ECLI:NL:RBDHA:2024:10194
Rechtbank Den Haag
- Eerste aanleg - enkelvoudig
- Rechtspraak.nl
Beroep tegen niet tijdig nemen van besluit op aanvraag om verlening van machtiging tot voorlopig verblijf
Op 2 juli 2024 heeft de Rechtbank Den Haag uitspraak gedaan in de zaak tussen eiseres, vertegenwoordigd door mr. F.A. van den Berg, en de staatssecretaris van Justitie en Veiligheid. Eiseres heeft beroep ingesteld tegen het niet tijdig nemen van een besluit op haar aanvraag om verlening van een machtiging tot voorlopig verblijf (mvv) in het kader van nareis. De rechtbank heeft vastgesteld dat de staatssecretaris niet binnen de wettelijk voorgeschreven termijn van 90 dagen heeft beslist, en dat eiseres rechtsgeldig in gebreke is gesteld. De rechtbank heeft het beroep gegrond verklaard en de staatssecretaris opgedragen om binnen twintig weken alsnog een besluit te nemen op de aanvraag.
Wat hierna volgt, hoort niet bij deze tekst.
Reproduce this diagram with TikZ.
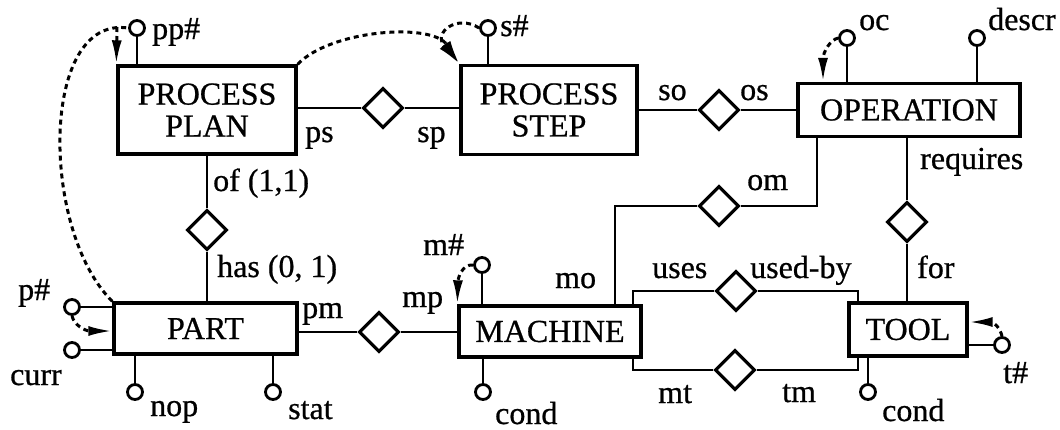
\documentclass[tikz,border=0pt]{standalone}
\usepackage{fontspec}
\setmainfont{Liberation Serif}[FakeBold=0.7]
\usetikzlibrary{arrows.meta,shapes.geometric}
\begin{document}
\begin{tikzpicture}[x=1pt,y=-1pt,
  every node/.style={font=\fontsize{32}{32}\selectfont},
  entity/.style={draw,line width=3.4pt,rectangle,inner sep=0pt,align=center},
  rel/.style={draw,diamond,line width=3.2pt,minimum width=40pt,minimum height=40pt,inner sep=0pt},
  attr/.style={draw,circle,line width=2.8pt,minimum size=15pt,inner sep=0pt},
  lbl/.style={anchor=base west,inner sep=0pt},
  conn/.style={line width=2.8pt},
  dotline/.style={line width=3pt,dash pattern=on 5pt off 4pt},
  darr/.style={dotline,-{Latex[length=24pt,width=10pt]}}
]
\useasboundingbox (0,0) rectangle (1060,429);
% entities
\node[entity,minimum width=178pt,minimum height=88pt] (PP) at (207,110) {PROCESS\\PLAN};
\node[entity,minimum width=176pt,minimum height=89pt] (PS) at (549,110) {PROCESS\\STEP};
\node[entity,minimum width=222pt,minimum height=53pt] (OP) at (909,110) {OPERATION};
\node[entity,minimum width=183pt,minimum height=51pt] (PART) at (205.5,328.5) {PART};
\node[entity,minimum width=182pt,minimum height=51pt] (MACH) at (550,331.5) {MACHINE};
\node[entity,minimum width=118pt,minimum height=53pt] (TOOL) at (908,329.5) {TOOL};
% relationships
\node[rel] (d1) at (383,108) {};
\node[rel] (d2) at (719,110) {};
\node[rel] (d3) at (207,230) {};
\node[rel] (d4) at (379,332) {};
\node[rel] (d5) at (719,206) {};
\node[rel] (d6) at (907,222) {};
\node[rel] (d7) at (736,291) {};
\node[rel] (d8) at (735,370) {};
% attributes
\node[attr] (app) at (137,28) {};
\node[attr] (as) at (488,28) {};
\node[attr] (aoc) at (847,38) {};
\node[attr] (ade) at (977,38) {};
\node[attr] (am) at (482,265) {};
\node[attr] (amc) at (483,392) {};
\node[attr] (ap) at (72,307) {};
\node[attr] (acu) at (72,350) {};
\node[attr] (anop) at (135,392) {};
\node[attr] (ast) at (273,392) {};
\node[attr] (atc) at (868,392) {};
\node[attr] (at) at (1002,345) {};
% stems
\draw[conn] (app) -- (app |- PP.north);
\draw[conn] (as) -- (as |- PS.north);
\draw[conn] (aoc) -- (aoc |- OP.north);
\draw[conn] (ade) -- (ade |- OP.north);
\draw[conn] (am) -- (am |- MACH.north);
\draw[conn] (amc) -- (amc |- MACH.south);
\draw[conn] (ap) -- (ap -| PART.west);
\draw[conn] (acu) -- (acu -| PART.west);
\draw[conn] (anop) -- (anop |- PART.south);
\draw[conn] (ast) -- (ast |- PART.south);
\draw[conn] (atc) -- (atc |- TOOL.south);
\draw[conn] (at) -- (at -| TOOL.east);
% connectors
\coordinate (xom) at (817,0);
\coordinate (xmo) at (615,0);
\coordinate (xmu) at (633,0);
\coordinate (xtu) at (858,0);
\draw[conn] (d1.west) -- (d1.west -| PP.east);
\draw[conn] (d1.east) -- (d1.east -| PS.west);
\draw[conn] (d2.west) -- (d2.west -| PS.east);
\draw[conn] (d2.east) -- (d2.east -| OP.west);
\draw[conn] (d3.north) -- (d3.north |- PP.south);
\draw[conn] (d3.south) -- (d3.south |- PART.north);
\draw[conn] (d4.west) -- (d4.west -| PART.east);
\draw[conn] (d4.east) -- (d4.east -| MACH.west);
\draw[conn] (d5.east) -| (xom |- OP.south);
\draw[conn] (d5.west) -| (xmo |- MACH.north);
\draw[conn] (d6.north) -- (d6.north |- OP.south);
\draw[conn] (d6.south) -- (d6.south |- TOOL.north);
\draw[conn] (d7.west) -| (xmu |- MACH.north);
\draw[conn] (d7.east) -| (xtu |- TOOL.north);
\draw[conn] (d8.west) -| (xmu |- MACH.south);
\draw[conn] (d8.east) -| (xtu |- TOOL.south);
% dashed references
\coordinate (ppturn) at (117,27);
\coordinate (xoc) at (823,0);
\coordinate (yp) at (0,331);
\coordinate (yt) at (0,322);
\draw[dotline] (PART.north west) .. controls (40,230) and (40,15) .. (app.west);
\draw[darr] (ppturn) -- (PP.north west);
\draw[darr] (PP.north east) .. controls (330,30) and (432,22) .. (PS.north west);
\draw[darr] (as.west) .. controls (458,14) and (432,32) .. (PS.north west);
\draw[darr] (aoc.west) .. controls (830,40) and (823,52) .. (xoc |- OP.north);
\draw[darr] (am.west) .. controls (462,264) and (458,278) .. (MACH.north west);
\draw[darr] (ap.south) .. controls (74,325) and (85,331) .. (PART.west |- yp);
\draw[darr] (at.north) .. controls (1000,328) and (994,322) .. (TOOL.east |- yt);
% labels
\node[lbl] (l1) at (152,39) {pp\#};
\node[lbl] (l2) at (500,36) {s\#};
\node[lbl] (l3) at (859,30) {oc};
\node[lbl] (l4) at (988,30) {descr};
\node[lbl] (l5) at (305,142) {ps};
\node[lbl] (l6) at (417,142) {sp};
\node[lbl] (l7) at (658,100) {so};
\node[lbl] (l8) at (740,100) {os};
\node[lbl] (l9) at (213,191) {of (1,1)};
\node[lbl] (l10) at (217,277) {has (0, 1)};
\node[lbl] (l11) at (747,190) {om};
\node[lbl] (l12) at (920,169) {requires};
\node[lbl] (l13) at (917,278) {for};
\node[lbl] (l14) at (652,278) {uses};
\node[lbl] (l15) at (750,278) {used-by};
\node[lbl] (l16) at (423,255) {m\#};
\node[lbl] (l17) at (555,288) {mo};
\node[lbl] (l18) at (402,307) {mp};
\node[lbl] (l19) at (302,318) {pm};
\node[lbl] (l20) at (18,300) {p\#};
\node[lbl] (l21) at (10,385) {curr};
\node[lbl] (l22) at (150,416) {nop};
\node[lbl] (l23) at (288,419) {stat};
\node[lbl] (l24) at (495,424) {cond};
\node[lbl] (l25) at (658,403) {mt};
\node[lbl] (l26) at (782,402) {tm};
\node[lbl] (l27) at (882,421) {cond};
\node[lbl] (l28) at (1003,383) {t\#};
\end{tikzpicture}
\end{document}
De rechtbank heeft ook geoordeeld dat eiseres recht heeft op vrijstelling van griffierecht, gezien haar financiële situatie. Daarnaast heeft de rechtbank vastgesteld dat de staatssecretaris verbeurde bestuurlijke dwangsommen heeft opgelopen, en heeft zij een dwangsom van € 100 per dag opgelegd voor elke dag dat de termijn wordt overschreden, met een maximum van € 7.500. De proceskosten van eiseres zijn vastgesteld op € 437,50, en de staatssecretaris is veroordeeld tot betaling van deze kosten.
De uitspraak is openbaar gemaakt en partijen zijn geïnformeerd over de mogelijkheid om in verzet te gaan tegen deze uitspraak binnen zes weken na verzending.